As Secretary of State, I have spent countless hours negotiating with leaders and meeting with people from around the world. These experiences have taught me that diplomacy is not the exclusive domain of meeting rooms in capitals, but also takes place in communities, large and small, around the globe. Diplomacy may seem like the business of major agreements, but more frequently it is incremental progress towards mutually acceptable goals, and the daily work of maintaining positive relationships.
In today’s interconnected world, community influencers play a monumental role in shaping the perceptions of our country so that both our allies and our adversaries can better understand us and our values. Forging mutual understanding leads to building bridges between peoples.
Whether through trade, art, music, food or sports, the many common interests that people share transcend boundaries and lead to lasting peace. The security of our nation depends upon what happens far beyond our shores. If we cannot maintain peace abroad, we are not assured of peace and prosperity at home.
Sixty years ago — in a far different time in global communication and technology — at the 1956 White House Summit on Citizen Diplomacy, President Eisenhower endorsed the important role that American across the nation would play in our diplomatic strategy as he launched Sister Cities International. The President envisioned a network that would champion peace and prosperity by fostering bonds between people from different communities around the world. By forming these relationships, President Eisenhower reasoned that people from different cultures could understand, appreciate, and celebrate their differences while building partnerships based upon their commonalities that would lessen the chance of new conflicts.
Since its inception, Sister Cities International, along with many similar organizations, has thrived because of the hard work of millions of dedicated volunteers. These volunteers have played an integral role in renewing and strengthening important relationships that span the globe, while serving as frontline advocates for our values.

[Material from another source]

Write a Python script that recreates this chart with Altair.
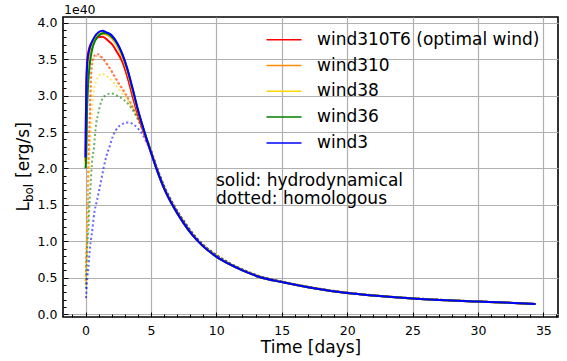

The citizen diplomacy envisioned by President Eisenhower of course begins at home. It is critical that the American public understand the value of diplomacy and that they can constitute an important part of the formula for modern diplomatic success.
However, to be truly effective, our diplomacy efforts must be a reflection of our diversity, one of our nation’s greatest strengths. In addition to communicating to the American public that every citizen can play an important role in modern diplomacy, it is also important to convey just how citizen diplomacy works best, and that is by creating genuine relationships and friendships abroad so that consensus can be reached and compromise won.
In an ever globalizing world, cities in particular are emerging as key players in solving some of the most difficult international challenges. Whether it is climate change, combating violent extremism, or promoting good governance, cities play a central role in how we tackle the big problems of the 21st century. Global cities are coming together to form international networks, collaborating on common problems, sharing information and pulling resources to manage risks.
And because cities sit at the intersection of the mega-trends of urbanization and climate change, they are on the front-lines of combating these challenges. In recognition of these trends, I started Cities@State, an initiative focused on how the State Department can leverage cities to combat these and other global trends and help achieve U.S. foreign policy goals at the sub-national level.
Finally, diplomacy matters and individual citizens and their leaders are at the heart of it. For that reason, the State Department has launched Engage America, a public outreach initiative that strives to maintain an ongoing dialogue with the American public about the important value of diplomacy and its tangible impact on American lives. While funding for the foreign assistance only accounts for 1 percent of the federal budget, it earns Americans an enormous return on their investment.
I believe the best foreign policy starts with making it less foreign to those at home, and that is why I have called for U.S. diplomats to bring their efforts home, to meet with Americans in communities throughout the country, and, most importantly, to share their stories of American diplomacy in action.
We want to ensure that Americans understand that every interaction they have with someone abroad matters, because those millions of conversations will eventually define how others see us as a nation. We see the signing of treaties and other major agreements as seminal moments when we have ‘won the peace,’ but the reality is that the actions of individual citizens and local leaders, and the relationships they form, will allow us to keep it.